“風格”這個害人精
——代自序
寫散文要比寫小說舒坦得多。寫小說你得找出張三李四王二麻子,讓他們出來替你重新鑄造一個世界。寫散文你不必勞這份神,提起筆,你就撒了歡兒地寫吧。你怎么活的就怎么寫。你怎么想的就怎么寫。你就是一個世界。
正因為這,寫散文也難。
你能保證你的世界就那么招人?
于是,不知哪位發明了一種叫“風格”的說法,熬得散文家們各個開始跟他們的文章較勁兒。也是,不較這個勁兒,您就平庸。誰甘于平庸?誰?
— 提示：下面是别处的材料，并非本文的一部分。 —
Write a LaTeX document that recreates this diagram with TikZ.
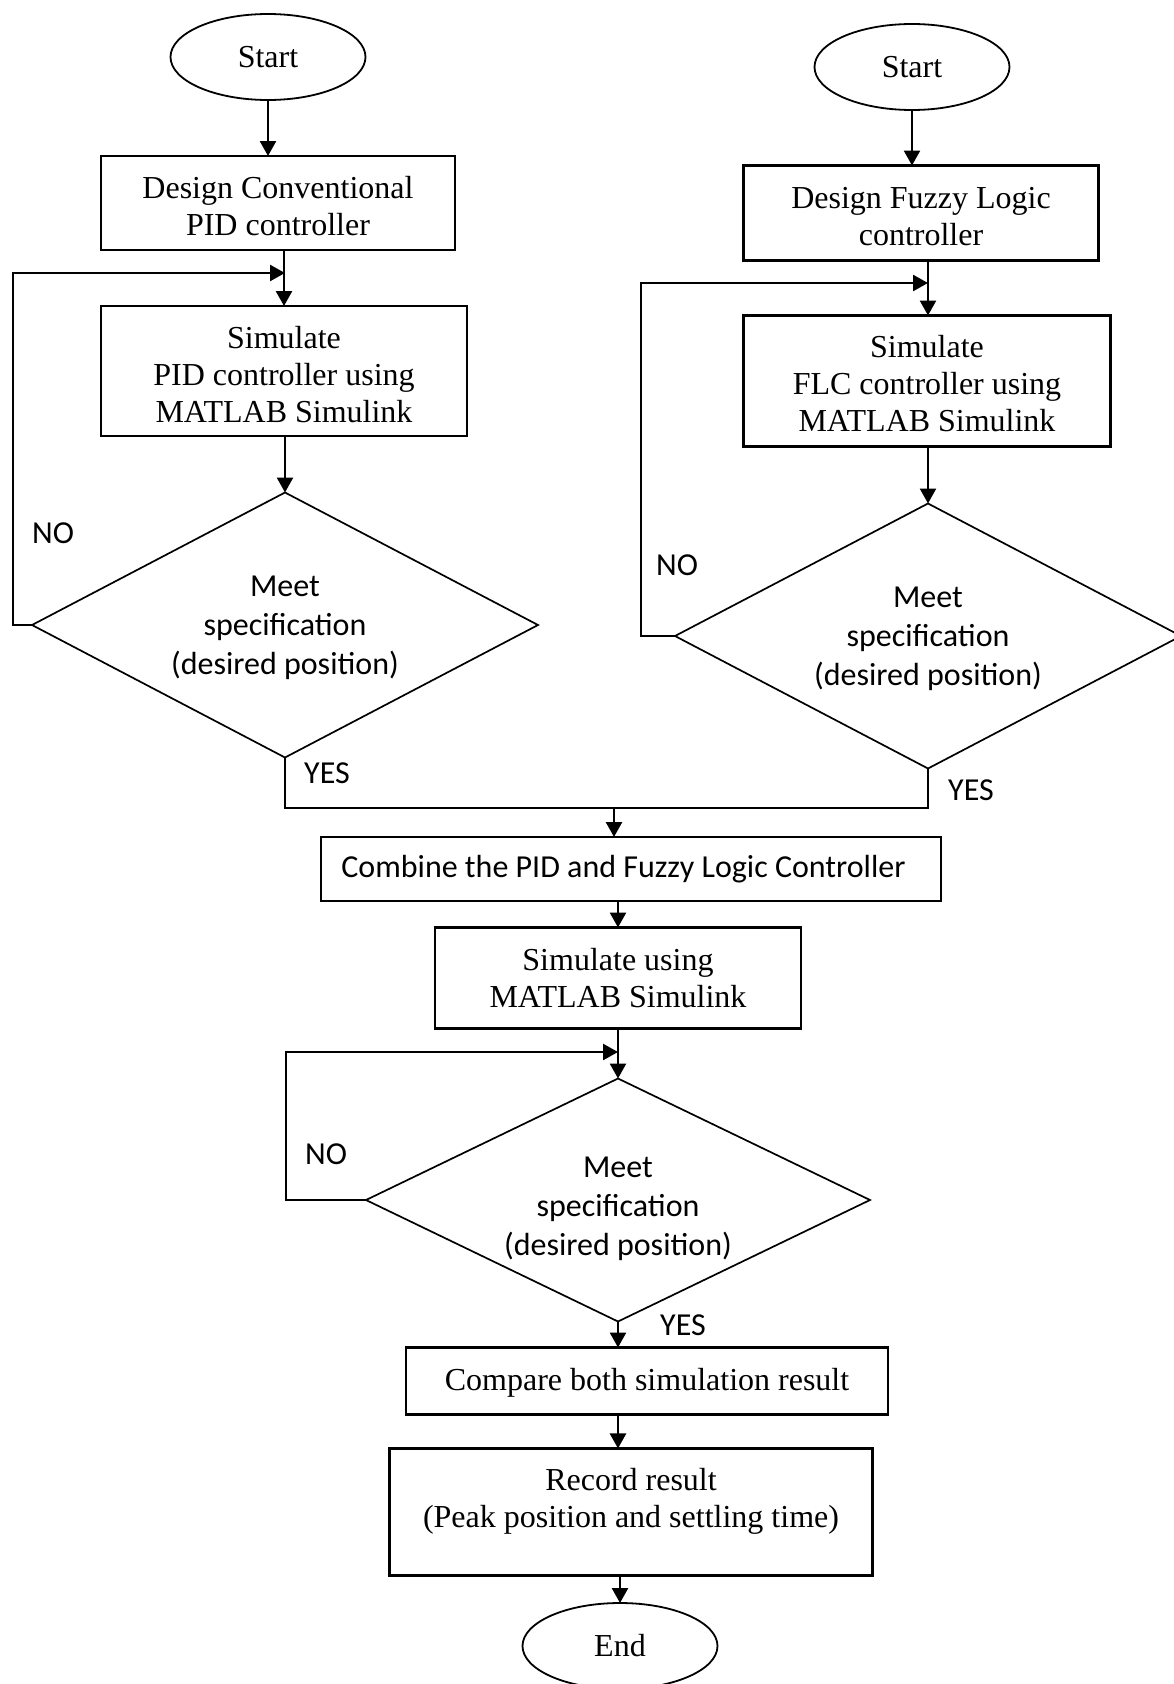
\documentclass[tikz,border=0pt]{standalone}
\usepackage{fontspec}
\setmainfont{Liberation Serif}
\newfontfamily\labelfont{Carlito}
\usetikzlibrary{shapes.geometric,arrows.meta}
% invisible strut that lowers a text block a little inside its shape
\newcommand{\padtop}[1]{\rule{0pt}{#1}}

\begin{document}
\begin{tikzpicture}[x=1pt,y=-1pt,
  every node/.style={inner sep=0pt, outer sep=0pt},
  serif/.style={font=\fontsize{32}{37}\selectfont, align=center},
  sans/.style={font=\labelfont\fontsize{32}{39}\selectfont, align=center},
  terminal/.style={draw, ellipse, line width=1.8pt, minimum width=195pt, minimum height=86pt, serif},
  process/.style={draw, rectangle, line width=2.3pt, serif},
  decision/.style={draw, diamond, aspect=1.9, line width=1.7pt, sans},
  flow/.style={line width=2.5pt, -{Triangle[length=15pt,width=16pt]}},
  link/.style={line width=2.5pt},
  lbl/.style={sans}
]
\useasboundingbox (0,0) rectangle (1174,1684);
\clip (0,0) rectangle (1174,1684);

% PID branch
\node[terminal] (startA) at (268,57) {Start};
\node[process, minimum width=354pt, minimum height=94pt] (dsgnPID) at (278,203)
  {\padtop{28pt}Design Conventional\\PID controller};
\node[process, minimum width=366pt, minimum height=130pt] (simPID) at (284,371)
  {\padtop{29pt}Simulate\\PID controller using\\MATLAB Simulink};
\node[decision, minimum width=506pt, minimum height=265pt] (decA) at (285,625)
  {\padtop{27pt}Meet\\specification\\(desired position)};

% Fuzzy branch
\node[terminal] (startB) at (912,67) {Start};
\node[process, minimum width=355pt, minimum height=95pt] (dsgnFLC) at (921,213)
  {\padtop{28pt}Design Fuzzy Logic\\controller};
\node[process, minimum width=367pt, minimum height=131pt] (simFLC) at (927,381)
  {\padtop{28pt}Simulate\\FLC controller using\\MATLAB Simulink};
\node[decision, minimum width=506pt, minimum height=265pt] (decB) at (928,636)
  {\padtop{26pt}Meet\\specification\\(desired position)};

% Combined part
\node[process, sans, minimum width=620pt, minimum height=64pt] (combine) at (631,869)
  {\hbox{Combine the PID and Fuzzy Logic Controller\kern15pt}};
\node[process, minimum width=366pt, minimum height=101pt] (simBoth) at (618,978)
  {Simulate using\\MATLAB Simulink};
\node[decision, minimum width=504pt, minimum height=243pt] (decC) at (618,1200)
  {\padtop{39pt}Meet\\specification\\(desired position)};
\node[process, minimum width=482pt, minimum height=67pt] (compare) at (647,1381)
  {\padtop{26pt}Compare both simulation result};
\node[process, minimum width=483pt, minimum height=126pt] (record) at (631,1512)
  {\padtop{42pt}Record result\\(Peak position and settling time)\\\strut};
\node[terminal] (endN) at (620,1646) {End};

% Branch labels
\node[lbl] (noA) at (53,533) {NO};
\node[lbl] (yesA) at (327,773) {YES};
\node[lbl] (noB) at (677,565) {NO};
\node[lbl] (yesB) at (971,790) {YES};
\node[lbl] (noC) at (326,1154) {NO};
\node[lbl] (yesC) at (683,1325) {YES};

% Loop corners and merge point
\coordinate (loopA) at (13,273);
\coordinate (loopB) at (641,283);
\coordinate (loopC) at (286,1052);
\coordinate (merge) at (614,808);

% PID branch connectors
\draw[flow] (startA.south) -- (startA.south |- dsgnPID.north);
\draw[flow] (simPID.north |- dsgnPID.south) -- (simPID.north);
\draw[flow] (decA.north |- simPID.south) -- (decA.north);
\draw[flow] (decA.west) -| (loopA) -- (decA.north |- loopA);

% Fuzzy branch connectors
\draw[flow] (startB.south) -- (startB.south |- dsgnFLC.north);
\draw[flow] (decB.north |- dsgnFLC.south) -- (decB.north |- simFLC.north);
\draw[flow] (decB.north |- simFLC.south) -- (decB.north);
\draw[flow] (decB.west) -| (loopB) -- (decB.north |- loopB);

% Merging the YES paths
\draw[link] (decA.south) |- (decB.south |- merge) -- (decB.south);
\draw[flow] (merge) -- (merge |- combine.north);

% Combined part connectors
\draw[flow] (simBoth.north |- combine.south) -- (simBoth.north);
\draw[flow] (decC.north |- simBoth.south) -- (decC.north);
\draw[flow] (decC.west) -| (loopC) -- (decC.north |- loopC);
\draw[flow] (decC.south) -- (decC.south |- compare.north);
\draw[flow] (decC.south |- compare.south) -- (decC.south |- record.north);
\draw[flow] (endN.north |- record.south) -- (endN.north);
\end{tikzpicture}
\end{document}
于是人人把那千把兩千個漢字掂量來掂量去,僧推月下門僧敲月下門;各個又把那謀篇布局琢磨來琢磨去,起承轉合此呼彼應刪繁就簡領異標新。
就不怕較勁較大發了,反倒矯情?
矯情多了,就坐下了毛病。
誰也不說您坐下了毛病。誰都說這是您的“風格”。
您的名氣越大,就越不是毛病,而是“風格”。
于是,風格就成了許多人的“皇帝的新衣”。
為了不鬧笑話,我想,我最好還是離這害人精遠點兒。好好地,只想著痛痛快快地把自己那一嗓子吼出來就成了。
真的,甭惦記她。她不是該著咱惦記的。